- [PROBLEM STATEMENT]
Identify and reproduce every line holding the string "document".
───── DATASET EXTRACT ─────
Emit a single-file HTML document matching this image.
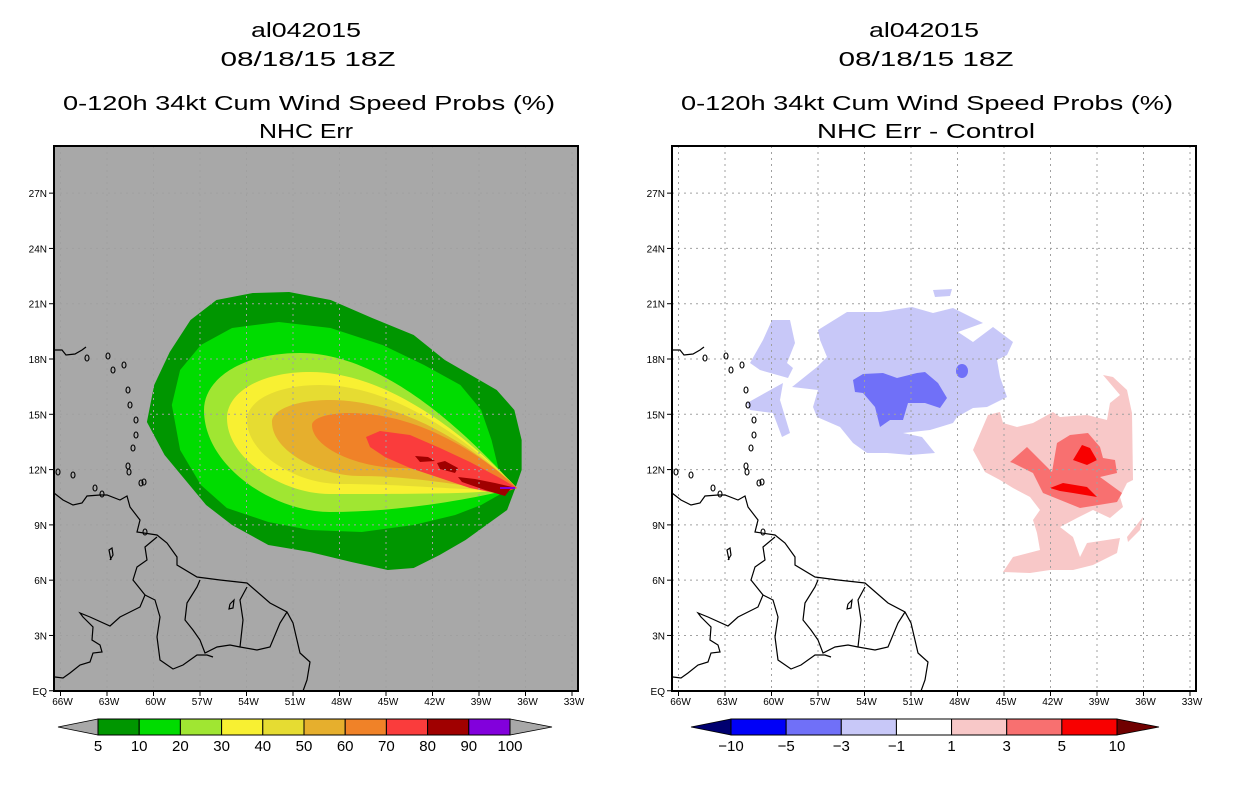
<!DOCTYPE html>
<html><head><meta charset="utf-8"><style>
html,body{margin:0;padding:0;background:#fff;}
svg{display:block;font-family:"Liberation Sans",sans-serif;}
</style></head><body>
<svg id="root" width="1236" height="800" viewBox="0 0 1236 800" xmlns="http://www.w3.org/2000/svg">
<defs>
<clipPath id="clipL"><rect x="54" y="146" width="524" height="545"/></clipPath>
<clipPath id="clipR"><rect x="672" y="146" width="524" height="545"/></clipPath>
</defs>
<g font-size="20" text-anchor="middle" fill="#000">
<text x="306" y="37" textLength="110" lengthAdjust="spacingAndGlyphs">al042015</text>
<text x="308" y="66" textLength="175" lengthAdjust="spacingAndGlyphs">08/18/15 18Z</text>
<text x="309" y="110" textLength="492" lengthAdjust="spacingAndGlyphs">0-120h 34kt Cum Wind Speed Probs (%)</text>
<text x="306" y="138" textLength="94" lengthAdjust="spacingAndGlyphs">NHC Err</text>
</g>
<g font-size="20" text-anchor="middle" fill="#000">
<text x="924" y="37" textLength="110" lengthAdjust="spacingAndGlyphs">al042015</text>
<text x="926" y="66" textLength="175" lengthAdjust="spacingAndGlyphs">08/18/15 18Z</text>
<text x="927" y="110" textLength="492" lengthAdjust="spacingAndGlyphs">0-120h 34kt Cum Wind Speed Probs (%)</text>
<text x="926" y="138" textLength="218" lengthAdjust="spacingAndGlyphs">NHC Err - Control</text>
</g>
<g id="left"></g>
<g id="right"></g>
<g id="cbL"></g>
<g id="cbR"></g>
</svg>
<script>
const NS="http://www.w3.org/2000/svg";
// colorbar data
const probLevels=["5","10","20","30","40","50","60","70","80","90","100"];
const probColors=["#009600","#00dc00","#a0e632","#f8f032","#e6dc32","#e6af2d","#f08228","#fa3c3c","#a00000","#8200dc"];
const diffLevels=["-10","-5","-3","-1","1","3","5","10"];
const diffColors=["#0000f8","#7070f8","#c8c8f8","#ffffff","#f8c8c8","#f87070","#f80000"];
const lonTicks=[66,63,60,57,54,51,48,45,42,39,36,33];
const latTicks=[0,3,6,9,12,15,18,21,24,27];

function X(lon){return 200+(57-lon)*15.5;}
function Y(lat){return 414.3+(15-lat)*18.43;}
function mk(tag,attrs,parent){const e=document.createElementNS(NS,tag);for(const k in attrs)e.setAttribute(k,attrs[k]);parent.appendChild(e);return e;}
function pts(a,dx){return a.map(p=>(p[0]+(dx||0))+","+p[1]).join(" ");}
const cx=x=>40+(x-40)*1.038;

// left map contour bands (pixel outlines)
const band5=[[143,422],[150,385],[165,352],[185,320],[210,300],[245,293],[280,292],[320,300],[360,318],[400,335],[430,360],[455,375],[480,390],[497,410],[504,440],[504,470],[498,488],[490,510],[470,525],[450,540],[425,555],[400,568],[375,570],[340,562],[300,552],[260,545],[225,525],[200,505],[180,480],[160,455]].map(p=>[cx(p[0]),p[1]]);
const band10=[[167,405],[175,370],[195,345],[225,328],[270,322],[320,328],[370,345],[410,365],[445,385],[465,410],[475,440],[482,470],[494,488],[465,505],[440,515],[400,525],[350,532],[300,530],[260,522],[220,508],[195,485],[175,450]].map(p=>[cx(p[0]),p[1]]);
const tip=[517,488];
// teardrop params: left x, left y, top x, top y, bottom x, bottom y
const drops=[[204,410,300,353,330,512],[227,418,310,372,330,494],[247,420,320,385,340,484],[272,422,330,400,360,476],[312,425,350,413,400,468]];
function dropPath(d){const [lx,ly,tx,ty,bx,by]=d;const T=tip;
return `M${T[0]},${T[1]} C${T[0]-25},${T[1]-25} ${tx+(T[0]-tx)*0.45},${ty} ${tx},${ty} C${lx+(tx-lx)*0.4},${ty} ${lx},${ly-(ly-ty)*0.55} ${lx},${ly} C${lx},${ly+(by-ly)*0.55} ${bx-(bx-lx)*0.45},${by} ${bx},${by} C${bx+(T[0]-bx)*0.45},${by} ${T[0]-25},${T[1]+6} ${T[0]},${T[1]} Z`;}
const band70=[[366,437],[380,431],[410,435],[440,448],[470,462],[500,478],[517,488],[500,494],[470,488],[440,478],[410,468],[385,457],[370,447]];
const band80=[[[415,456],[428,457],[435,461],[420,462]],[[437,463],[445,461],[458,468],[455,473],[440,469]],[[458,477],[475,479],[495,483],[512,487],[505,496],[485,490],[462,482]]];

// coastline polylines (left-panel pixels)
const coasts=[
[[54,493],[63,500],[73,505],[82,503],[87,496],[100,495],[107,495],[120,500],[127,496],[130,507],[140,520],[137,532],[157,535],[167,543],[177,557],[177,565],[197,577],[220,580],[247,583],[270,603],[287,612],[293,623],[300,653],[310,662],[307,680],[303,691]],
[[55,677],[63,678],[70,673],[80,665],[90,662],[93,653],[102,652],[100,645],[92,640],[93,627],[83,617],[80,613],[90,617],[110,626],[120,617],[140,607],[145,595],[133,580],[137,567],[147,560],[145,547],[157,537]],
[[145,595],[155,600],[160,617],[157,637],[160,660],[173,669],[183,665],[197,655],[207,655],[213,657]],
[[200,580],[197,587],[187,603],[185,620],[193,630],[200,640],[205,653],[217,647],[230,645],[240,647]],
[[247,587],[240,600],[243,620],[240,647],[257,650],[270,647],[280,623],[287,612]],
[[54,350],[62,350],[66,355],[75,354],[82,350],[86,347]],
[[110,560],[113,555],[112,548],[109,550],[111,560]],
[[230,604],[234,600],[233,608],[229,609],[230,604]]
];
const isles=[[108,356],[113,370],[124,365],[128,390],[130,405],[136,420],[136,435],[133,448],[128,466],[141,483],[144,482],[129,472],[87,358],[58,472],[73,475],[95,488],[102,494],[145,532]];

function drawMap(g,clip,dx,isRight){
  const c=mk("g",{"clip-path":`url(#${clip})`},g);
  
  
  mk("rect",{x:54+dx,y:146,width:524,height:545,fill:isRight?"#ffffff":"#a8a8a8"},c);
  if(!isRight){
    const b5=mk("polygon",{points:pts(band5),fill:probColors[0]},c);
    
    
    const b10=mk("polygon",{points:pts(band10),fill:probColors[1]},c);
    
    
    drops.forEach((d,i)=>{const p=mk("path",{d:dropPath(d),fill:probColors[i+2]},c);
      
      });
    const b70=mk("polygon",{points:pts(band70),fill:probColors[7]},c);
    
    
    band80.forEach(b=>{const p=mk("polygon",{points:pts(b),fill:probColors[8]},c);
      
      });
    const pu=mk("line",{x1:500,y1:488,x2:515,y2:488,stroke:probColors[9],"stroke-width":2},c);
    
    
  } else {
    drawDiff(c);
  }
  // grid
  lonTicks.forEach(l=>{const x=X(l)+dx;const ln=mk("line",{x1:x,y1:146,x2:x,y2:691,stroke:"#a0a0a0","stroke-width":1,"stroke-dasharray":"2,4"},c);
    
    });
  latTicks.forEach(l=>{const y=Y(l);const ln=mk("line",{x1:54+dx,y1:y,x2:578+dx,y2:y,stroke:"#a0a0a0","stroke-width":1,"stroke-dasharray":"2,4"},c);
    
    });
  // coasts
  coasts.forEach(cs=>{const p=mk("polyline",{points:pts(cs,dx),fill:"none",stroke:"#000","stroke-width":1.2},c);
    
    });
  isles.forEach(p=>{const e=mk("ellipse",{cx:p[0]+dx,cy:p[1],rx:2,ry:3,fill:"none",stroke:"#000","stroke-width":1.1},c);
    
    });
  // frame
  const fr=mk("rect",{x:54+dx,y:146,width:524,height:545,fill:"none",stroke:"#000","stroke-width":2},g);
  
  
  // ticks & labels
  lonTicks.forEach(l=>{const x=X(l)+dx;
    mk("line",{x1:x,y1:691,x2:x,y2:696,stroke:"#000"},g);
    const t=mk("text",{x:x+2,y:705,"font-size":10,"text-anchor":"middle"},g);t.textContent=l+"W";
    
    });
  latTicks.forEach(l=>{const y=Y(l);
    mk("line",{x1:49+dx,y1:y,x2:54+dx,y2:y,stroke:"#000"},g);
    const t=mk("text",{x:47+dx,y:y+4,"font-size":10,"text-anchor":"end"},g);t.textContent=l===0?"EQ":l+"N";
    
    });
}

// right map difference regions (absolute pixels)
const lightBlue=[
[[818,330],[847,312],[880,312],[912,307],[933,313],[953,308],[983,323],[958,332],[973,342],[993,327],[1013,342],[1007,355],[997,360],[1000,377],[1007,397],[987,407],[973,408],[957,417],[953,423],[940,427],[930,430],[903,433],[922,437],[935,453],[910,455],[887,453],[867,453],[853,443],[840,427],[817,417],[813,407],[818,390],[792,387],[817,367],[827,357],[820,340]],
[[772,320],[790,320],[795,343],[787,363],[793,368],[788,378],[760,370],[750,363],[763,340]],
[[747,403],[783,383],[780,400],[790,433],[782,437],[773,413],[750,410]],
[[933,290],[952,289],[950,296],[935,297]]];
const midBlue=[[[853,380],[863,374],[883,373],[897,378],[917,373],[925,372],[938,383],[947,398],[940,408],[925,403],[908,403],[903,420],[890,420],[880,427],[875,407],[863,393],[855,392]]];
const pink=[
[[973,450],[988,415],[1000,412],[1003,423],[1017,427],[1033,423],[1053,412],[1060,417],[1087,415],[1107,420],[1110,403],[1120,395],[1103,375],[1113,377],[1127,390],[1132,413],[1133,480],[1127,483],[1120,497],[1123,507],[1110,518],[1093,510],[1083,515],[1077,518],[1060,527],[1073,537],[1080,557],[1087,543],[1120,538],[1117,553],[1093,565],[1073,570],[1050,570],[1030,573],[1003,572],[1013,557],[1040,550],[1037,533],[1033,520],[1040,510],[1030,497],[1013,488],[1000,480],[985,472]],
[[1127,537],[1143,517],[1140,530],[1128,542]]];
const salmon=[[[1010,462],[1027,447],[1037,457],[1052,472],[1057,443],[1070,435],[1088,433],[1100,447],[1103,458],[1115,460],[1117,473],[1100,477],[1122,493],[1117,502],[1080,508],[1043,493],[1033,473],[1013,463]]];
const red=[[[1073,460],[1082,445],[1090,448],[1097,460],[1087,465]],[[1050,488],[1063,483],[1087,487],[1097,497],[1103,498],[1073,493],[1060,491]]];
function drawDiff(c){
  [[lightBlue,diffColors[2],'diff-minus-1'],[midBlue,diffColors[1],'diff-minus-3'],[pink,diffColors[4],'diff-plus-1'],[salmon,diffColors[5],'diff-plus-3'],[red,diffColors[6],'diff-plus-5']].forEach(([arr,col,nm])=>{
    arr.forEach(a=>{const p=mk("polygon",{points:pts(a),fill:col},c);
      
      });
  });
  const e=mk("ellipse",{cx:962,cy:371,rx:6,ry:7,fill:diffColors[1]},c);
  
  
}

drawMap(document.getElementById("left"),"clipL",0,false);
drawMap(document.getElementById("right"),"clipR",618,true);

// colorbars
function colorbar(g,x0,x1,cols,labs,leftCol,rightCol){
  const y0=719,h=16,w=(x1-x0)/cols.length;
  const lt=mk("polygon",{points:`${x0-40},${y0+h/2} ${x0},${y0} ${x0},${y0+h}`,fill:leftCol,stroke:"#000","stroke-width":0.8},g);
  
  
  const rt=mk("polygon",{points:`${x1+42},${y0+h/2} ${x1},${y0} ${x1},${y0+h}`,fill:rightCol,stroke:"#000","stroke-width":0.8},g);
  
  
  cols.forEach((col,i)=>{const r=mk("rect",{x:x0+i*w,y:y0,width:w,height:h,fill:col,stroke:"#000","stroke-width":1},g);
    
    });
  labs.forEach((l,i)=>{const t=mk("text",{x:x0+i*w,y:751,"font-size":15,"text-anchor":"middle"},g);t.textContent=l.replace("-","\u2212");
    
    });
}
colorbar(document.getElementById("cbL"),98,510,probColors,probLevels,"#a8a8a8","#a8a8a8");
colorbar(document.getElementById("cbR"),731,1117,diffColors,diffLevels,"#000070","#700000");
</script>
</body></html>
─────
- [CORRECT RESULT]
Emit a single-file HTML document matching this image.
function mk(tag,attrs,parent){const e=document.createElementNS(NS,tag);for(const k in attrs)e.setAttribute(k,attrs[k]);parent.appendChild(e);return e;}
drawMap(document.getElementById("left"),"clipL",0,false);
drawMap(document.getElementById("right"),"clipR",618,true);
colorbar(document.getElementById("cbL"),98,510,probColors,probLevels,"#a8a8a8","#a8a8a8");
colorbar(document.getElementById("cbR"),731,1117,diffColors,diffLevels,"#000070","#700000");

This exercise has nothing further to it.